Prompt:
Quote word for word the lines below, beginning with the first and ending with the one that has "var levels = ['gar". Drop the pictures.
--- START OF Recorded data ---
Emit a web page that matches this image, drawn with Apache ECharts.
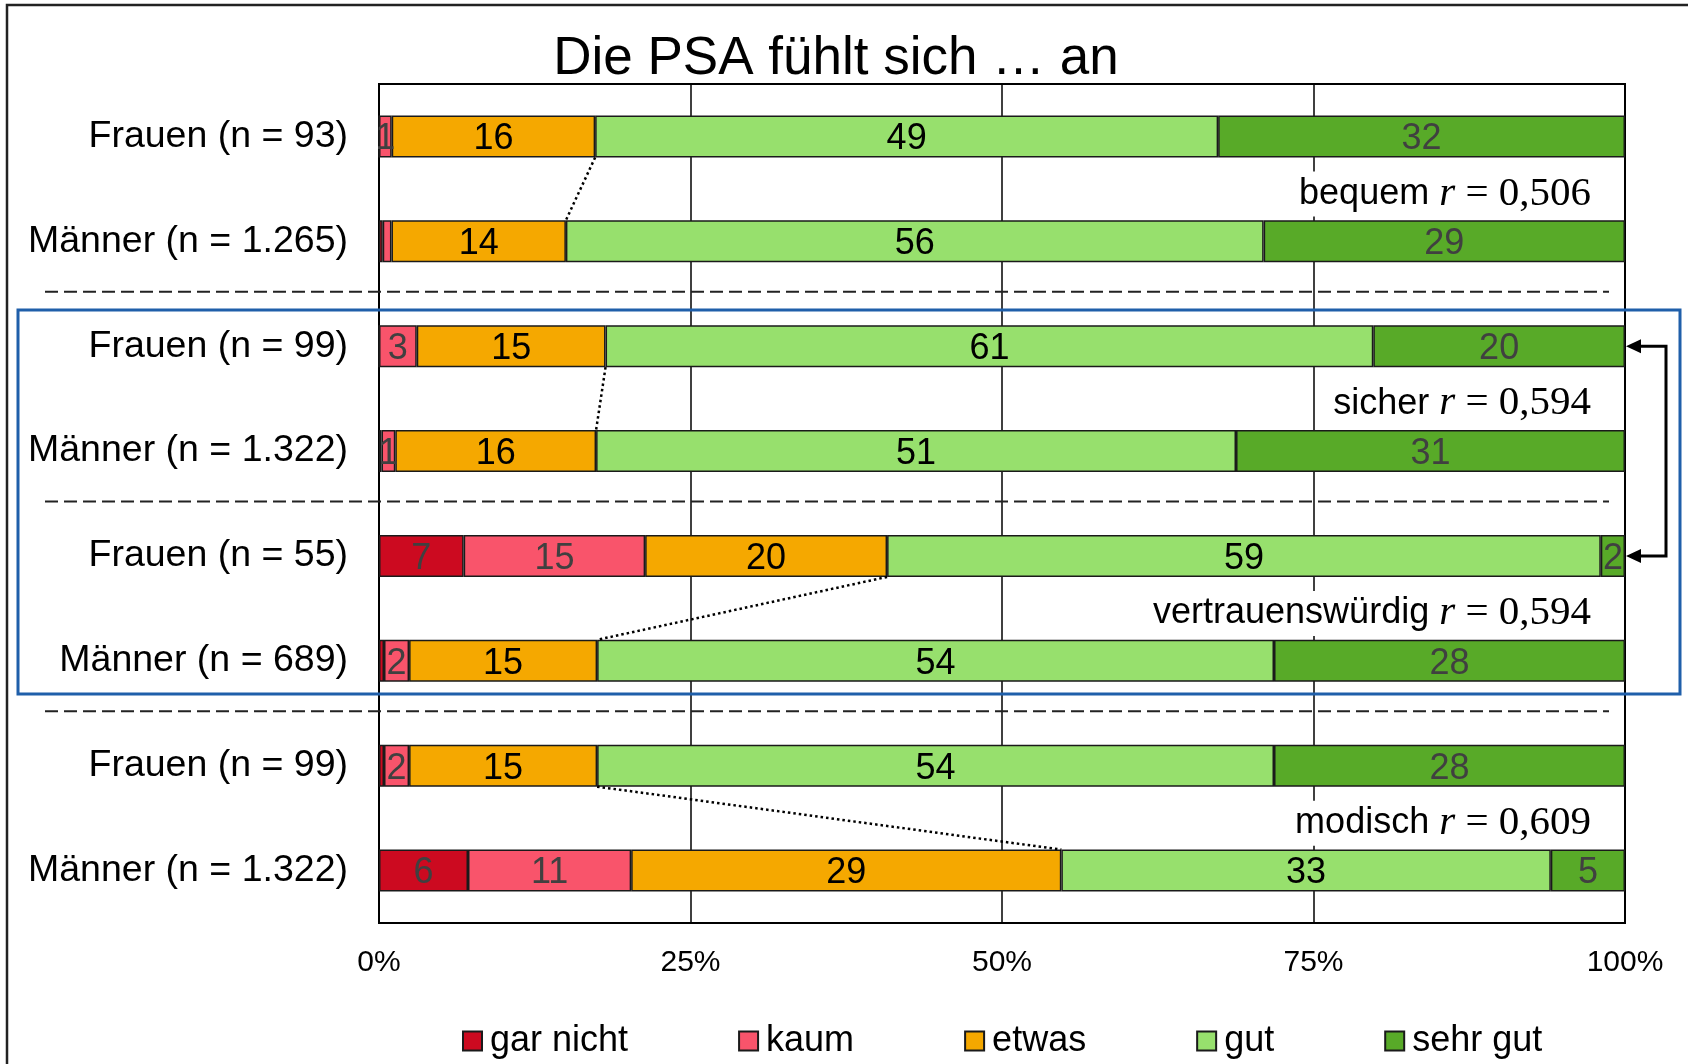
<!DOCTYPE html>
<html lang="de">
<head>
    <meta charset="UTF-8">
    <script src="https://cdn.jsdelivr.net/npm/echarts@6/dist/echarts.min.js"></script>
    <title>Die PSA fühlt sich … an</title>
</head>
<body>
    <style>
        html, body, #main {
            margin: 0;
            width: 1688px;
            height: 1064px;
            background: #fff;
        }
    </style>
    <div id="main"></div>
    <script>
        // rows top to bottom
        var categories = [
            'Frauen (n = 93)', 'Männer (n = 1.265)',
            'Frauen (n = 99)', 'Männer (n = 1.322)',
            'Frauen (n = 55)', 'Männer (n = 689)',
            'Frauen (n = 99)', 'Männer (n = 1.322)'
        ];
        var levels = ['gar nicht', 'kaum', 'etwas', 'gut', 'sehr gut'];

        // percentages as labelled (bars are normalised to 100 %)
        var garNicht = [0, 0.3, 0, 0.2, 7, 0.4, 0.4, 6];
        var kaum     = [1, 0.7, 3, 1.1, 15, 2, 2, 11];
        var etwas    = [16, 14, 15, 16, 20, 15, 15, 29];
        var gut      = [49, 56, 61, 51, 59, 54, 54, 33];
        var sehrGut  = [32, 29, 20, 31, 2, 28, 28, 5];

        var attributes = ['bequem', 'sicher', 'vertrauenswürdig', 'modisch'];
        var rValues = ['0,506', '0,594', '0,594', '0,609'];
        var pairRows = [0, 2, 4, 6];
        var separatorRows = [1, 3, 5];
        var arrowRows = [2, 4];

        var colors = ['#CC0A20', '#F9546B', '#F5A800', '#97E06D', '#58AA28'];
        var labelColors = ['#404040', '#404040', '#000', '#000', '#404040'];
        var font = '"Liberation Sans", Arial, sans-serif';
        var serif = '"Liberation Serif", "DejaVu Serif", serif';

        var raw = [garNicht, kaum, etwas, gut, sehrGut];
        var totals = categories.map(function (c, i) {
            return raw.reduce(function (s, arr) { return s + arr[i]; }, 0);
        });
        var shares = raw.map(function (arr) {
            return arr.map(function (v, i) { return v / totals[i] * 100; });
        });
        var boundary = categories.map(function (c, i) {
            return shares[0][i] + shares[1][i] + shares[2][i];
        });

        var barSeries = levels.map(function (name, k) {
            return {
                name: name,
                type: 'bar',
                stack: 'all',
                barWidth: '40%',
                data: shares[k],
                itemStyle: { color: colors[k], borderColor: '#1a1a1a', borderWidth: 1.5 },
                label: {
                    show: true,
                    position: 'inside',
                    fontSize: 36,
                    offset: [0, 3],
                    color: labelColors[k],
                    formatter: function (p) {
                        var v = raw[k][p.dataIndex];
                        return v >= 1 ? String(Math.round(v)) : '';
                    }
                }
            };
        });

        var chart = echarts.init(document.getElementById('main'));
        chart.setOption({
            animation: false,
            textStyle: { fontFamily: font },
            title: {
                text: 'Die PSA fühlt sich … an',
                left: 836,
                textAlign: 'center',
                top: 33,
                padding: 0,
                textStyle: { fontSize: 53, fontWeight: 'normal', color: '#000', fontFamily: font }
            },
            legend: {
                data: levels,
                left: 457,
                top: 1018,
                itemWidth: 19,
                itemHeight: 19,
                itemGap: 110,
                icon: 'rect',
                textStyle: { fontSize: 36, color: '#000', padding: [0, 0, 0, 3] }
            },
            grid: {
                left: 379,
                right: 63,
                top: 84,
                bottom: 141,
                show: true,
                borderColor: '#000',
                borderWidth: 2
            },
            xAxis: {
                type: 'value',
                min: 0,
                max: 100,
                interval: 25,
                axisLine: { show: false },
                axisTick: { show: false },
                splitLine: { lineStyle: { color: '#000', width: 1.5 } },
                axisLabel: { fontSize: 30, color: '#000', margin: 25, formatter: '{value}%' }
            },
            yAxis: {
                type: 'category',
                inverse: true,
                data: categories,
                axisLine: { lineStyle: { color: '#000', width: 2 } },
                axisTick: { show: false },
                axisLabel: { fontSize: 37.5, color: '#000', margin: 31, padding: [6, 0, 0, 0] }
            },
            graphic: [
                {
                    type: 'rect',
                    shape: { x: 18, y: 310, width: 1662, height: 384 },
                    style: { fill: 'none', stroke: '#1F5FAA', lineWidth: 3 },
                    z: 10
                },
                {
                    type: 'rect',
                    shape: { x: 7, y: 5, width: 1720, height: 1100 },
                    style: { fill: 'none', stroke: '#222', lineWidth: 2.5 },
                    z: 10
                }
            ],
            series: barSeries.concat([
                {
                    // dotted connectors between etwas/gut boundaries
                    type: 'custom',
                    silent: true,
                    encode: { x: [0, 1], y: 2 },
                    data: pairRows.map(function (r) { return [boundary[r], boundary[r + 1], r]; }),
                    renderItem: function (params, api) {
                        var r = api.value(2);
                        var a = api.coord([api.value(0), r]);
                        var b = api.coord([api.value(1), r + 1]);
                        var half = (b[1] - a[1]) * 0.2;
                        return {
                            type: 'line',
                            shape: { x1: a[0], y1: a[1] + half, x2: b[0], y2: b[1] - half },
                            style: { stroke: '#000', lineWidth: 2.5, lineDash: [2.5, 3] },
                            z2: 50
                        };
                    }
                },
                {
                    // dashed group separators
                    type: 'custom',
                    silent: true,
                    encode: { x: 0, y: 1 },
                    data: separatorRows.map(function (r) { return [0, r]; }),
                    renderItem: function (params, api) {
                        var r = api.value(1);
                        var a = api.coord([0, r]);
                        var b = api.coord([0, r + 1]);
                        var right = api.coord([100, r])[0];
                        var y = (a[1] + b[1]) / 2 - 2;
                        return {
                            type: 'line',
                            shape: { x1: a[0] - 334, y1: y, x2: right - 16, y2: y },
                            style: { stroke: '#222', lineWidth: 2, lineDash: [13, 6] }
                        };
                    }
                },
                {
                    // correlation labels
                    type: 'custom',
                    silent: true,
                    encode: { x: 0, y: 1 },
                    data: pairRows.map(function (r) { return [100, r]; }),
                    renderItem: function (params, api) {
                        var i = params.dataIndex;
                        var r = api.value(1);
                        var a = api.coord([100, r]);
                        var b = api.coord([100, r + 1]);
                        return {
                            type: 'text',
                            z2: 60,
                            style: {
                                text: '{w|' + attributes[i] + '} {r|r}{v| = ' + rValues[i] + '}',
                                x: a[0] - 32,
                                y: (a[1] + b[1]) / 2 + 5,
                                align: 'right',
                                verticalAlign: 'middle',
                                fontSize: 36,
                                fontFamily: font,
                                fill: '#000',
                                backgroundColor: '#fff',
                                padding: [2, 2],
                                rich: {
                                    w: { fontSize: 36, fontFamily: font, fill: '#000' },
                                    r: { fontSize: 41, fontFamily: serif, fontStyle: 'italic', fill: '#000' },
                                    v: { fontSize: 41, fontFamily: serif, fill: '#000' }
                                }
                            }
                        };
                    }
                },
                {
                    // bracket arrow on the right
                    type: 'custom',
                    silent: true,
                    encode: { x: 0, y: [1, 2] },
                    data: [[100, arrowRows[0], arrowRows[1]]],
                    renderItem: function (params, api) {
                        var a = api.coord([100, api.value(1)]);
                        var b = api.coord([100, api.value(2)]);
                        var xr = a[0] + 41;
                        var head = function (p) {
                            return {
                                type: 'polygon',
                                shape: { points: [[p[0] + 1, p[1]], [p[0] + 16, p[1] - 7], [p[0] + 16, p[1] + 7]] },
                                style: { fill: '#000' }
                            };
                        };
                        return {
                            type: 'group',
                            children: [
                                {
                                    type: 'polyline',
                                    shape: { points: [[a[0] + 12, a[1]], [xr, a[1]], [xr, b[1]], [a[0] + 12, b[1]]] },
                                    style: { stroke: '#000', lineWidth: 3, fill: 'none' }
                                },
                                head(a),
                                head(b)
                            ]
                        };
                    }
                }
            ])
        });
    </script>
</body>
</html>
--- END OF Recorded data ---
Task solution:
Emit a web page that matches this image, drawn with Apache ECharts.
<!DOCTYPE html>
<html lang="de">
<head>
    <meta charset="UTF-8">
    <script src="https://cdn.jsdelivr.net/npm/echarts@6/dist/echarts.min.js"></script>
    <title>Die PSA fühlt sich … an</title>
</head>
<body>
    <style>
        html, body, #main {
            margin: 0;
            width: 1688px;
            height: 1064px;
            background: #fff;
        }
    </style>
    <div id="main"></div>
    <script>
        // rows top to bottom
        var categories = [
            'Frauen (n = 93)', 'Männer (n = 1.265)',
            'Frauen (n = 99)', 'Männer (n = 1.322)',
            'Frauen (n = 55)', 'Männer (n = 689)',
            'Frauen (n = 99)', 'Männer (n = 1.322)'
        ];
        var levels = ['gar nicht', 'kaum', 'etwas', 'gut', 'sehr gut'];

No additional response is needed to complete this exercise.